Lunchtime Research Seminars

Mass Representation: unfolding conflict through the filmic representation of crowds in crisis Athens

Aikaterini Antonopoulou

Date: Thursday 30th October 2019

Venue: G04a

Time: 13:00 - 14:00

From the beginning of Modernity to the present, crowds have marked urban life and have been central to social and political theorising. Although traditional conceptualisations of the crowd focus on physicality, proximity, and touch, Siegfried Kracauer argues that the crowd is a highly cinematic object, whose essence can only be captured through film.1 By understanding the crowd as a mediatic object and already as an act of representation, this presentation will examine the digital representation of crowds and their role in determining the structure and character of a contested public square in Athens, Greece, and to decode how conflict plays out on it. Agios Panteleimon, is a residential district in the city centre of Athens, where the increasing immigrant population and their presence in the city’s public spaces in combination with the declining social conditions of the older residents in the context of the recent financial crisis have led to the development of aggressive, xenophobic, and nationalist behaviours. Its central square has therefore become a site of violence of far-right groups against immigrants and has given space to clashes between far-right and anti-fascist groups.

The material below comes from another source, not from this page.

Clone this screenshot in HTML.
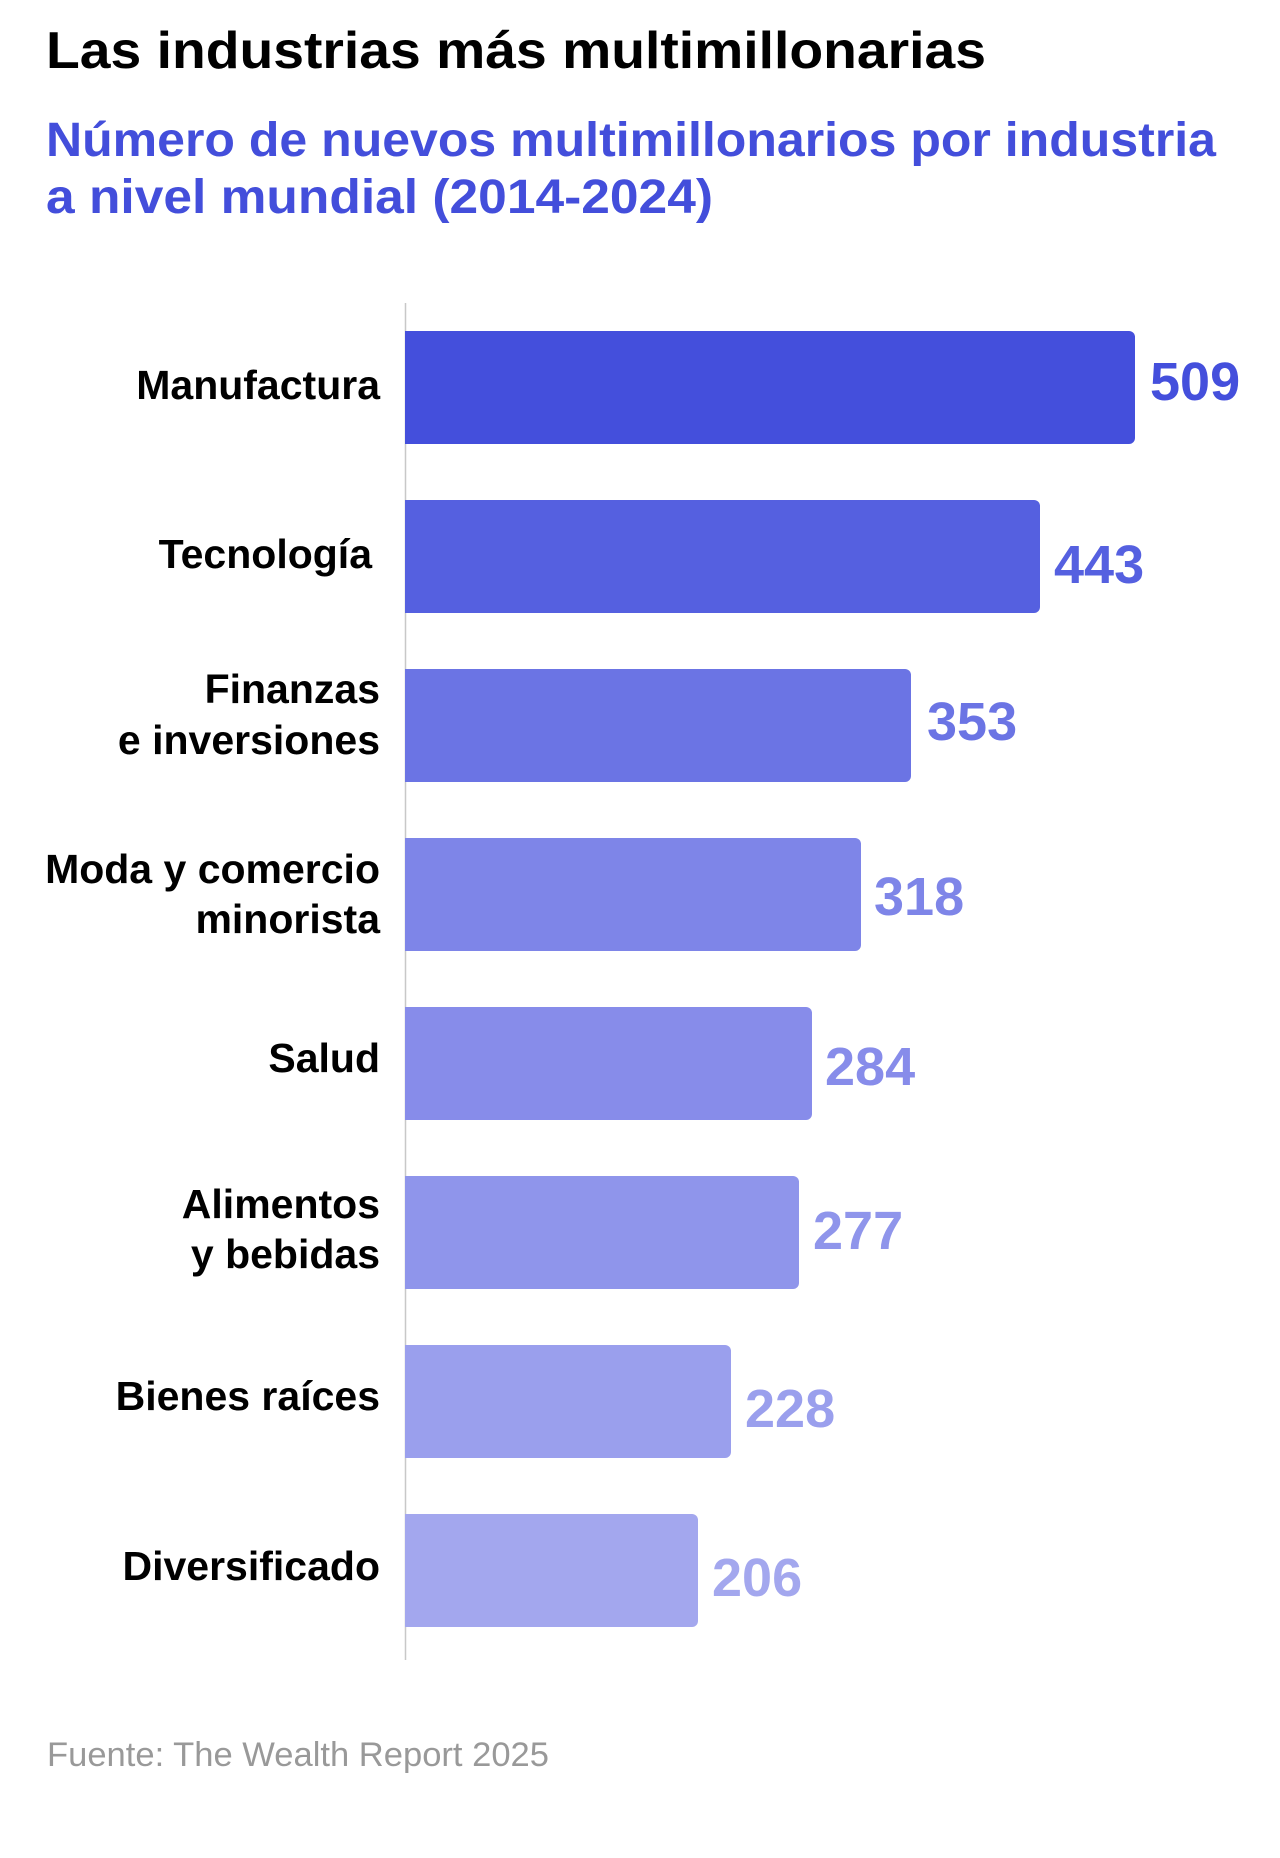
<!DOCTYPE html>
<html><head><meta charset="utf-8"><style>
html,body{margin:0;padding:0;background:#fff;}
svg{display:block;}
text{font-family:"Liberation Sans",Arial,sans-serif;}
</style></head><body>
<svg width="1280" height="1858" viewBox="0 0 1280 1858" xmlns="http://www.w3.org/2000/svg">
<rect width="1280" height="1858" fill="#fff"/>
<text x="46" y="68" font-size="52" font-weight="bold" fill="#000" textLength="940" lengthAdjust="spacingAndGlyphs">Las industrias más multimillonarias</text>
<text x="46" y="156" font-size="48" font-weight="bold" fill="#434edb" textLength="1170" lengthAdjust="spacingAndGlyphs">Número de nuevos multimillonarios por industria</text>
<text x="46" y="213" font-size="48" font-weight="bold" fill="#434edb" textLength="667" lengthAdjust="spacingAndGlyphs">a nivel mundial (2014-2024)</text>

<line x1="405.5" y1="303" x2="405.5" y2="1660" stroke="#c8c8c8" stroke-width="1.5"/>

<g font-size="41" font-weight="bold" fill="#000" text-anchor="end">
<text x="380" y="399">Manufactura</text>
<text x="372" y="568">Tecnología</text>
<text x="380" y="703">Finanzas</text>
<text x="380" y="754">e inversiones</text>
<text x="380" y="883">Moda y comercio</text>
<text x="380" y="933">minorista</text>
<text x="380" y="1072">Salud</text>
<text x="380" y="1218">Alimentos</text>
<text x="380" y="1268">y bebidas</text>
<text x="380" y="1410">Bienes raíces</text>
<text x="380" y="1580">Diversificado</text>
</g>

<g>
<path d="M405,331 H1129 a6,6 0 0 1 6,6 V438 a6,6 0 0 1 -6,6 H405 Z" fill="#444fdc"/>
<path d="M405,500 H1034 a6,6 0 0 1 6,6 V607 a6,6 0 0 1 -6,6 H405 Z" fill="#5560e0"/>
<path d="M405,669 H905 a6,6 0 0 1 6,6 V776 a6,6 0 0 1 -6,6 H405 Z" fill="#6b74e4"/>
<path d="M405,838 H855 a6,6 0 0 1 6,6 V945 a6,6 0 0 1 -6,6 H405 Z" fill="#7e85e8"/>
<path d="M405,1007 H806 a6,6 0 0 1 6,6 V1114 a6,6 0 0 1 -6,6 H405 Z" fill="#878cea"/>
<path d="M405,1176 H793 a6,6 0 0 1 6,6 V1283 a6,6 0 0 1 -6,6 H405 Z" fill="#8f95eb"/>
<path d="M405,1345 H725 a6,6 0 0 1 6,6 V1452 a6,6 0 0 1 -6,6 H405 Z" fill="#9a9fed"/>
<path d="M405,1514 H692 a6,6 0 0 1 6,6 V1621 a6,6 0 0 1 -6,6 H405 Z" fill="#a3a7ee"/>
</g>

<g font-size="54" font-weight="bold">
<text x="1150" y="400" fill="#444fdc">509</text>
<text x="1054" y="583" fill="#5560e0">443</text>
<text x="927" y="740" fill="#6b74e4">353</text>
<text x="874" y="915" fill="#7e85e8">318</text>
<text x="825" y="1085" fill="#878cea">284</text>
<text x="813" y="1249" fill="#8f95eb">277</text>
<text x="745" y="1427" fill="#9a9fed">228</text>
<text x="712" y="1596" fill="#a3a7ee">206</text>
</g>

<text x="47" y="1766" font-size="34" fill="#999" textLength="502" lengthAdjust="spacingAndGlyphs">Fuente: The Wealth Report 2025</text>
</svg>
</body></html>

The aim of this presentation is to study how the digital staging and re-staging of three different processions through the square (as seen via YouTube) can unravel the space of conflict and the realities that emerge from it. The roles of repetition and reproduction within digital culture will frame the discussion: can the ‘virtual crowd,’ in a similar manner to the ‘physical crowd,’ constitute a tool for the spatialisation of particular urban phenomena or is it reduced to an effect and an urban spectacle with the ‘city in crisis’ as its backdrop?